Deb Olin Unferth’s Wait Till You See Me Dance, November 2019

Deb Olin Unferth’s story collection, Wait Till You See Me Dance, depicts the outrageously mundane and the uniquely modern parts of today’s human experience. Her characters’ anxieties, expectations and dreams mirror those of anyone growing up in the 21st and latter half of the 20th century. Among the major topics discussed, Unferth forces her audience to consider the utilization and dependence of technology. In “Open Water,” a woman imagines a future romance with a man whose entire past and present she learns from his life online. In addition to the unease that social media brings to our sense of personal security, Unferth confronts today’s era of mass shootings in the United States.

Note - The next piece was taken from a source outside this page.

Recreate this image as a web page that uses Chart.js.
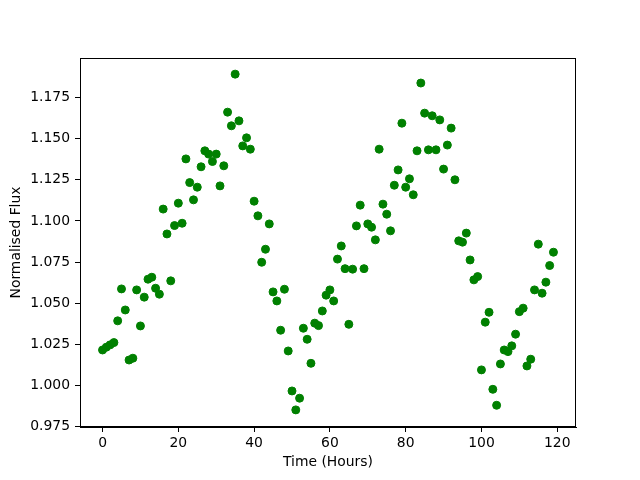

Hala Alyan’s Salt Houses, November 2019

In Hala Alyan’s novel, Salt Houses, she builds a family tree that crosses four generations, takes place in multiple countries, and carries a variety of languages and accents along the way. The layers of tradition and cultural evolution depicted in Salt Houses are almost too complex to put into comprehensible words, but Alyan finds a way to present the narrative so beautifully and with little confusion. While some traditions are shared between parent and child, globalization, politics, and modern technology increase the generational gaps. The fissures are especially deep when it comes to moral values and cultural identity. This leaves a fractal pattern in the novel that captures an ephemeral, yet somehow permanently imprinted, history of one family.